The subject instruction is pop ecx and push ecx instructions. What can I use instead of them or is there an other way to fix this issue?

Answer

Matteo Italia picture Matteo Italia · Apr 16, 2017

The general idea is that you normally push and pop full registers, i.e. 64-bit registers in 64-bit mode. push's default operand-size is 64-bit, and 32-bit operand-size is not available. Does each PUSH instruction push a multiple of 8 bytes on x64? (yes, unless you specifically use a 16-bit push, but 32-bit isn't available).
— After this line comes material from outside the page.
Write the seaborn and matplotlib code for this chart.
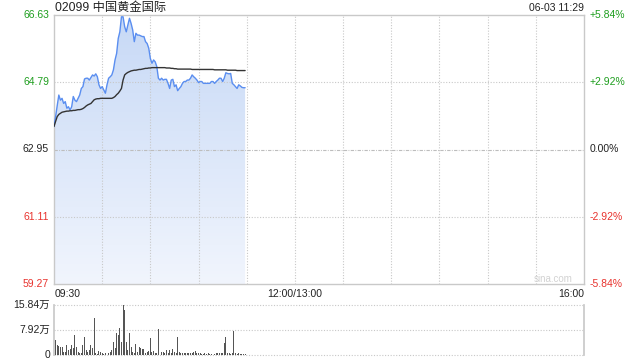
import numpy as np
import pandas as pd
import matplotlib
matplotlib.use("Agg")
import matplotlib.pyplot as plt
import seaborn as sns

# ---------------- data ----------------
title_text = "02099 中国黄金国际"
stamp_text = "06-03 11:29"
prev_close = 62.95
price_ticks = [66.63, 64.79, 62.95, 61.11, 59.27]
pct_ticks = ["+5.84%", "+2.92%", "0.00%", "-2.92%", "-5.84%"]
time_labels = ["09:30", "12:00/13:00", "16:00"]
vol_tick_labels = ["15.84万", "7.92万", "0"]
vol_ticks = [15.84, 7.92, 0]

price = [
    63.58, 63.85, 64.15, 64.44, 64.30, 64.35, 64.21, 64.26, 64.08, 64.12,
    64.03, 64.12, 64.40, 64.30, 64.26, 64.35, 64.44, 64.62, 64.67, 64.88,
    64.90, 64.90, 64.85, 64.92, 64.99, 64.96, 65.02, 64.94, 64.72, 64.62,
    64.67, 64.58, 64.49, 64.72, 64.90, 64.94, 64.99, 65.13, 65.40, 65.58,
    65.99, 66.17, 66.58, 66.58, 66.31, 66.17, 66.36, 66.54, 66.40, 66.22,
    65.90, 66.13, 66.08, 66.08, 66.06, 66.04, 66.04, 65.90, 65.85, 65.72,
    65.44, 65.31, 65.40, 65.35, 65.22, 64.90, 64.85, 64.90, 64.85, 64.87,
    64.87, 64.76, 64.62, 64.85, 64.87, 64.67, 64.72, 64.56, 64.62, 64.67,
    64.76, 64.81, 64.81, 64.85, 64.85, 64.90, 64.99, 64.94, 64.90, 64.85,
    64.78, 64.81, 64.81, 64.76, 64.76, 64.76, 64.76, 64.76, 64.81, 64.81,
    64.76, 64.81, 64.85, 64.90, 64.90, 64.81, 64.90, 65.05, 65.03, 65.02,
    65.03, 64.76, 64.72, 64.67, 64.62, 64.72, 64.69, 64.65, 64.64, 64.64,
]

avg_price = [
    63.58, 63.72, 63.85, 63.91, 63.94, 63.97, 63.98, 63.99, 64.00, 64.00,
    64.01, 64.01, 64.02, 64.02, 64.03, 64.04, 64.04, 64.05, 64.07, 64.10,
    64.14, 64.17, 64.19, 64.21, 64.26, 64.31, 64.33, 64.34, 64.34, 64.35,
    64.35, 64.35, 64.35, 64.35, 64.35, 64.35, 64.35, 64.37, 64.40, 64.45,
    64.49, 64.55, 64.62, 64.85, 64.99, 65.03, 65.06, 65.08, 65.10, 65.11,
    65.12, 65.12, 65.13, 65.14, 65.14, 65.15, 65.16, 65.17, 65.17, 65.18,
    65.18, 65.19, 65.19, 65.19, 65.19, 65.19, 65.19, 65.19, 65.19, 65.19,
    65.18, 65.18, 65.18, 65.17, 65.17, 65.16, 65.16, 65.15, 65.15, 65.15,
    65.15, 65.15, 65.15, 65.15, 65.15, 65.15, 65.14, 65.14, 65.14, 65.14,
    65.14, 65.14, 65.14, 65.14, 65.14, 65.14, 65.14, 65.14, 65.14, 65.14,
    65.13, 65.13, 65.13, 65.13, 65.13, 65.13, 65.13, 65.13, 65.12, 65.12,
    65.12, 65.12, 65.12, 65.12, 65.11, 65.11, 65.11, 65.11, 65.11, 65.11,
]

volume_wan = [
    6.3, 4.8, 3.2, 2.9, 2.6, 2.4, 1.1, 1.1, 3.2, 1.6,
    1.8, 3.2, 2.1, 6.3, 2.6, 1.1, 0.7, 0.5, 3.2, 5.8,
    1.6, 1.1, 1.6, 3.2, 2.1, 11.6, 0.5, 0.3, 1.4, 1.1,
    0.5, 0.3, 0.5, 1.1, 0.7, 1.1, 1.6, 4.2, 2.1, 6.9,
    6.3, 8.4, 4.2, 15.84, 14.3, 4.2, 1.6, 6.9, 2.6, 1.1,
    0.5, 3.5, 1.1, 2.6, 2.1, 1.8, 1.8, 0.5, 1.1, 1.4,
    5.3, 1.1, 1.4, 0.7, 0.5, 8.1, 4.8, 1.1, 1.1, 0.5,
    1.6, 0.7, 1.6, 0.7, 1.8, 1.1, 0.5, 5.6, 1.1, 0.5,
    0.7, 0.7, 0.5, 0.5, 0.7, 0.5, 0.7, 1.1, 1.4, 0.7,
    0.5, 0.5, 0.3, 0.3, 0.5, 0.3, 0.5, 0.3, 0.3, 0.5,
    0.3, 0.5, 0.7, 0.5, 0.5, 0.7, 3.7, 5.6, 0.5, 0.5,
    0.3, 0.5, 7.6, 0.5, 0.3, 0.5, 0.3, 0.3, 0.3, 0.2,
]

session_minutes = 330  # 09:30-12:00 + 13:00-16:00
minute = np.arange(len(price))
df = pd.DataFrame({"minute": minute, "price": price, "avg": avg_price, "vol": volume_wan})

# ---------------- style ----------------
sns.set_theme(style="white")
plt.rcParams["font.family"] = ["Liberation Sans", "Noto Sans CJK SC", "DejaVu Sans"]

GREEN = "#1e9e1e"
RED = "#e8322d"
GRID = "#c8c8c8"
SPINE = "#c9c9c9"

fig = plt.figure(figsize=(6.4, 3.6), dpi=100)
ax = fig.add_axes([54 / 640, 1 - 284 / 360, 530 / 640, 269 / 360])
axv = fig.add_axes([54 / 640, 1 - 355 / 360, 530 / 640, 50 / 360])

ymin, ymax = price_ticks[-1], price_ticks[0]
ax.set_xlim(0, session_minutes)
ax.set_ylim(ymin, ymax)

# gradient fill below the price line
fill = ax.fill_between(df["minute"], df["price"], ymin, color="none", lw=0)
grad = np.linspace(0, 1, 256).reshape(-1, 1)
cmap = matplotlib.colors.LinearSegmentedColormap.from_list(
    "g", ["#f1f5fd", "#c7d9f6"])
img = ax.imshow(grad, extent=[0, len(price) - 1, ymin, max(price)], origin="lower",
                aspect="auto", cmap=cmap, zorder=1)
path = fill.get_paths()[0]
img.set_clip_path(path, transform=ax.transData)

# grid (drawn above the fill)
for i in range(1, 11):
    ax.axvline(i * 30, color=GRID, lw=0.8, ls=(0, (1, 1.5)), zorder=2)
for p in price_ticks[1:-1]:
    if p == prev_close:
        ax.axhline(p, color="#bdbdbd", lw=0.8, ls=(0, (3, 1.2, 0.8, 1.2)), zorder=2)
    else:
        ax.axhline(p, color=GRID, lw=0.8, ls=(0, (1, 1.5)), zorder=2)

sns.lineplot(data=df, x="minute", y="price", ax=ax, color="#5a8ef0", lw=1.0, zorder=3)
sns.lineplot(data=df, x="minute", y="avg", ax=ax, color="#333333", lw=1.0, zorder=4)

ax.set_xlabel("")
ax.set_ylabel("")
ax.set_xticks([])
ax.set_yticks([])
for s in ax.spines.values():
    s.set_color(SPINE)
    s.set_linewidth(1.0)

# left price labels and right percent labels
lab_colors = [GREEN, GREEN, "#222222", RED, RED]
for p, pct, c in zip(price_ticks, pct_ticks, lab_colors):
    ax.text(-5 / 530 * session_minutes, p, f"{p:.2f}", ha="right", va="center",
            fontsize=7.5, color=c, clip_on=False)
    ax.text(session_minutes + 6 / 530 * session_minutes, p, pct, ha="left", va="center",
            fontsize=7.5, color=c, clip_on=False)

# title / timestamp
fig.text(55 / 640, 1 - 8 / 360, title_text, ha="left", va="center", fontsize=8.8, color="#222222")
fig.text(584 / 640, 1 - 8 / 360, stamp_text, ha="right", va="center", fontsize=7.5, color="#222222")

# time labels
fig.text(55 / 640, 1 - 294 / 360, time_labels[0], ha="left", va="center", fontsize=7.5, color="#222222")
fig.text(295 / 640, 1 - 294 / 360, time_labels[1], ha="center", va="center", fontsize=7.5, color="#222222")
fig.text(584 / 640, 1 - 294 / 360, time_labels[2], ha="right", va="center", fontsize=7.5, color="#222222")

# watermark
ax.text((553 - 54) / 530 * session_minutes, ymin + 0.15, "sina.com",
        ha="center", va="center", fontsize=7, color="#d2d2d2")

# ---------------- volume ----------------
sns.barplot(data=df, x="minute", y="vol", ax=axv, native_scale=True, color="#555555",
            width=0.6, saturation=1, linewidth=0, zorder=3)
axv.set_ylim(0, vol_ticks[0])
axv.set_xlim(0, session_minutes)
for v in vol_ticks:
    axv.axhline(v, color=GRID, lw=0.8, ls=(0, (1, 1.5)), zorder=0.5, clip_on=False)
axv.set_xlabel("")
axv.set_ylabel("")
axv.set_xticks([])
axv.set_yticks([])
axv.spines["top"].set_visible(False)
axv.spines["bottom"].set_visible(False)
axv.spines["left"].set_color(SPINE)
axv.spines["right"].set_color(SPINE)
for v, lab in zip(vol_ticks, vol_tick_labels):
    axv.text(-4 / 530 * session_minutes, v, lab, ha="right", va="center",
             fontsize=7.5, color="#222222", clip_on=False)

fig.savefig("out.png", dpi=100)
You cannot push a 32 bit register in 64 bit mode; instead, you can push and pop the whole 64 bit register that contains a 32-bit value you want, so that's push rax instead of push eax. The same holds for memory references - you can push qword ptr[rax], but not push dword ptr[rax].

But: even in 64 bit mode you can still push:

  • 8 or 32 bit immediates sign extended to 64; this is generally handled automatically by your assembler as an optimization (if you do push 1 it will encode it with the most compact encoding, which will be 6A01, i.e. with an imm8 operand). It's always a 64-bit push unless you explicitly specify push word 1, regardless of what width of immediate the assembler picks.

  • the fs and gs segment registers but not the cs, ds, es, ss registers (which aren't important in 64-bit mode, and can only be read with mov, not push, freeing up those push/pop opcode for potential future use).

    As an exception, segment registers are either zero-extended or pushed on the stack with a 16-bit move (i.e. the other 48 bit on the stack are left unmodified); this isn't really much of a problem, since pop fs and pop gs just discard these extra bits.

You can emulate a push imm64 with push low32 / mov dword [rsp+4], high32. Or with mov r64, imm64 / push r64; mov to register (not memory) is the only x86-64 instruction that can take a 64-bit immediate.


With 16-bit operand-size (a 66h prefix), you can do a 16-bit push which adjusts RSP by 2 instead of 8. But normally don't do this because it will misalign the stack until you do a 16-bit pop or otherwise correct it.

  • 16 bit registers (push ax) and memory references (push word ptr[rax]);
  • 8-bit sign-extended or 16 bit immediates.

8-bit registers can't be pushed in any mode (except as part of a wider register), and 32-bit isn't available in 64-bit mode, even with a REX.W=0 prefix.